Full disclosure required first. I used to be a watercolor painter from the earliest days of my professional career until I turned 39. After exploring several different directions, I finally realized that the media was too limiting for what I wanted to say. Sure, I had success on the national level of competition including an OWS show way back when, but Ohio is saturated with watercolor painters. If one can’t be as good as the competition, then find another sport, so I did. The long time arts critic to our north did a full review of the show in a recent edition of the Akron BJ and I am sure it is online someplace. I viewed the show last week and don’t feel I can match (nor do I want to) her in depth analysis.

Ohio has a long and rich tradition of illustration and graphic arts due to the number of businesses located in Cleveland that relied on traditional imagery. Water media is a staple of the realists’ world. I say water “media” because that is where I will focus my essay on this show. But first, before my snarkiness gets the best of me, let’s hit the highlights.

I was delighted to see a piece by a long time Cleveland area artist whose work I have admired. He has always to my knowledge been primarily an acrylic painter so to see his style in transparent (not saying watercolor and I will say why shortly) media was refreshing. George Kocar’s “Behind the Curtain: Pablo Looks at Judith” is a fun piece and thankfully divergent from the frankly boring pieces that occupied the gallery. I counted the following: Street scenes (5), Figures (16), Items and still life (7), Landscapes (24), Animals (3), Floral (3), Abstracts (10), Groups (1), Boats (1), and “creative” (8).

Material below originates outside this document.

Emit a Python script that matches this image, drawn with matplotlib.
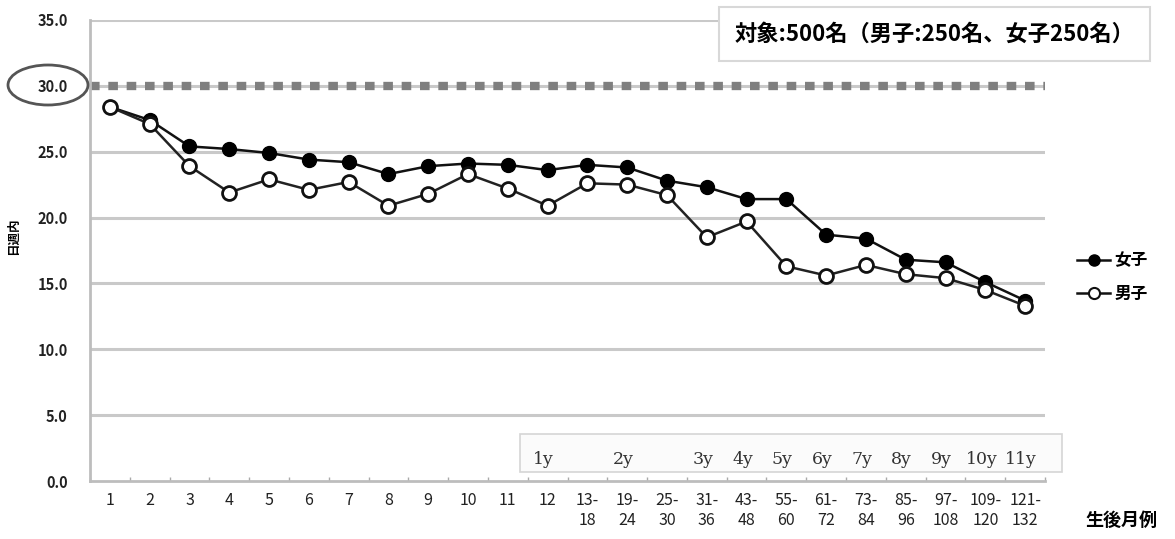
import matplotlib
matplotlib.use("Agg")
import matplotlib.pyplot as plt
from matplotlib.patches import Ellipse, Rectangle
from matplotlib.lines import Line2D
import numpy as np

plt.rcParams["font.family"] = ["Noto Sans CJK JP", "DejaVu Sans"]

# 24 measurement points (months after birth)
girls = [28.4, 27.4, 25.4, 25.2, 24.9, 24.4, 24.2, 23.3, 23.9, 24.1, 24.0, 23.6,
         24.0, 23.8, 22.8, 22.3, 21.4, 21.4, 18.7, 18.4, 16.8, 16.6, 15.1, 13.7]
boys = [28.4, 27.1, 23.9, 21.9, 22.9, 22.1, 22.7, 20.9, 21.8, 23.3, 22.2, 20.9,
        22.6, 22.5, 21.7, 18.5, 19.7, 16.3, 15.6, 16.4, 15.7, 15.4, 14.5, 13.3]
reference_value = 30.0

month_labels = ["1", "2", "3", "4", "5", "6", "7", "8", "9", "10", "11", "12",
                "13-\n18", "19-\n24", "25-\n30", "31-\n36", "43-\n48", "55-\n60",
                "61-\n72", "73-\n84", "85-\n96", "97-\n108", "109-\n120", "121-\n132"]
year_labels = ["1y", "2y", "3y", "4y", "5y", "6y", "7y", "8y", "9y", "10y", "11y"]
year_index = [11, 13, 15, 16, 17, 18, 19, 20, 21, 22, 23]

y_ticks = [0, 5, 10, 15, 20, 25, 30, 35]

fig = plt.figure(figsize=(11.75, 5.39), dpi=100)
ax = fig.add_axes([0.0766, 0.1076, 0.8128, 0.8554])

x = np.arange(len(girls))
ax.set_xlim(-0.45, 23.43)
ax.set_ylim(0, 35)

grid_c = "#c9c9c9"
for yv in y_ticks[1:]:
    ax.axhline(yv, color=grid_c, lw=2.2, zorder=0)
ax.axhline(reference_value, color="#7f7f7f", lw=6, ls=(0, (1.15, 1.05)), zorder=1)

ax.plot(x, girls, color="#111111", lw=1.8, marker="o", ms=10,
        mfc="#000000", mec="#000000", zorder=3)
ax.plot(x, boys, color="#222222", lw=1.8, marker="o", ms=10,
        mfc="white", mec="#111111", mew=2, zorder=4)

for s in ["top", "right"]:
    ax.spines[s].set_visible(False)
for s in ["left", "bottom"]:
    ax.spines[s].set_color("#bdbdbd")
    ax.spines[s].set_linewidth(2)

ax.set_yticks(y_ticks)
ax.set_yticklabels([f"{v:.1f}" for v in y_ticks], fontsize=10.5, fontweight="bold",
                   color="#222222")
ax.tick_params(axis="y", length=0, pad=16)

ax.set_xticks(x)
ax.set_xticklabels(month_labels, fontsize=11.5, color="#222222", va="top",
                   linespacing=1.25)
ax.tick_params(axis="x", which="major", length=0, pad=8)
ax.set_xticks(np.arange(-0.5, 23.6, 0.5), minor=True)
ax.tick_params(axis="x", which="minor", direction="in", length=3, width=1,
               color="#aaaaaa")

ax.set_ylabel("日週内", fontsize=9, fontweight="bold")
ax.yaxis.set_label_coords(-0.073, 0.53)

# year markers
ax.add_patch(Rectangle((0.45, 0.02), 0.568, 0.082, transform=ax.transAxes,
                       facecolor="#fbfbfb", edgecolor="#d5d5d5", lw=1.2,
                       clip_on=False, zorder=1))
for xi, t in zip(year_index, year_labels):
    ax.text(xi - 0.1, 1.65, t, fontsize=12.5, ha="center", va="center",
            family="DejaVu Serif", color="#333333", zorder=2)

# circled reference label
fig.add_artist(Ellipse((48 / 1175, 1 - 85 / 539), 80 / 1175, 40 / 539,
                       transform=fig.transFigure, fill=False,
                       edgecolor="#555555", lw=2))

fig.text(735 / 1175, 1 - 34 / 539, "対象:500名（男子:250名、女子250名）",
         fontsize=16, fontweight="bold", va="center", ha="left",
         bbox=dict(boxstyle="square,pad=0.7", fc="white", ec="#d8d8d8", lw=1.5))

fig.text(1085 / 1175, 1 - 520 / 539, "生後月例", fontsize=13, fontweight="bold",
         va="center", ha="left")

handles = [
    Line2D([], [], color="#111111", lw=1.8, marker="o", ms=8, mfc="black",
           mec="black"),
    Line2D([], [], color="#111111", lw=1.8, marker="o", ms=8, mfc="white",
           mec="#111111", mew=1.5),
]
fig.legend(handles, ["女子", "男子"], loc="center left",
           bbox_to_anchor=(1062 / 1175, 1 - 277 / 539), frameon=False,
           handlelength=2.0, handletextpad=0.25, labelspacing=0.9,
           prop={"weight": "bold", "size": 12})

fig.savefig("out.png", dpi=100)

A whole heck of a lot of these pictures used some type of projector or scanned image so as to draw the picture first before applying the water “media”. When a pencil mark is even in tone (no hint of change of pressure as in sketching), no eraser marks disturbing the surface of delicate paper (which paint would pick up) and not one false use of color or a tone outside the lines, one can clearly see the fill in the blank nature of painting. Personally, I feel that sucks the life right out of a picture. Sure, I used to sketch out an under-drawing, but somehow that base picture was not the one to finally occupy the page. I had a professor that called the unpredictable nature of water media as being the source of happy accidents and those accidents led to richer work. The images in this OWS show are for the most part technically perfect. Not a lot of happy going on, but they do make you ooh and ahhh over skill! It is an impressive show as far as the depiction of people, places and things, it just does not have much to “say”. If this were a restaurant, then the menu has plenty of meat and potatoes, some with added garnish, but as far as gourmet selections….not really. A few delicious desserts are scattered throughout, but one can scan each category of menu options rather rapidly.

Some more pieces of note belong to Mary Ann Boysen, Gail Peters, and Billie Richards. The piece by Kit Dailey is much like Kocar’s in its tribute to the joy of color. Why am I not giving you the titles? Frustrating isn’t it? My intent with this blog is to get people to go see the shows I write about. Give you enough information to intrigue or piss off and then you have to go see what I am talking about. My opinion as to what is good or bad or boring is not from any viewpoint that I am imbued with some knowledge to justify that I know what I am talking about. I don’t have that ability or that level of training; I just want to ripple the waters enough to bring things to the surface. (and I like to write too!)

On to my big beef with this show….labels! Every single one listed the media as “watercolor”. No no NO!! The works were made of transparent watercolor, gouache, acrylics, inks, sprayers, collage, casein and a few things that must have been watercolor pencils and pens. The show application did not require artists to list the media used to make their work (I looked it up to be sure) which is a huge disservice to the viewing public. The CMA had no choice but to list them all as watercolor. What a shame. How can one expose children (or anybody for that matter) to the different possibilities of a media if no “media” is listed? It is insanely obvious that an image done on a slick paper with inks is not the same as a collage or an acrylic on canvas (shame on that one….the rules said framed and under plexi so how an acrylic on canvas got in there is beyond me). So if the entries to the judge have no basis upon which to judge the use of the media then I guess it all came down to the quality of the image itself.

Second beef is with dates (again). The prospectus only says that work must be three years old or less and as artists we sign the form stating we understand the terms and are begin honest that our work is our own and meets the time frame. With very few (if any that I could see) works dated on the piece near the signature, it is fairly easy to slip by that little detail. Who is to know? How can one check? A piece could be long past its expiration date but still get in the show. I respect an artist who puts the date on their work. The reason that many watercolorists do not is that commercial reproduction companies request that dates be left off. They can market a piece easier if it is not dated. The buyers (often hotels, restaurants and card companies) don’t want dated work, it must appear timeless. But if an artist has been painting pretty much the same images over a 20 year career, how does one know where the piece fits into the big picture? I find that little tidbit of info rather relevant.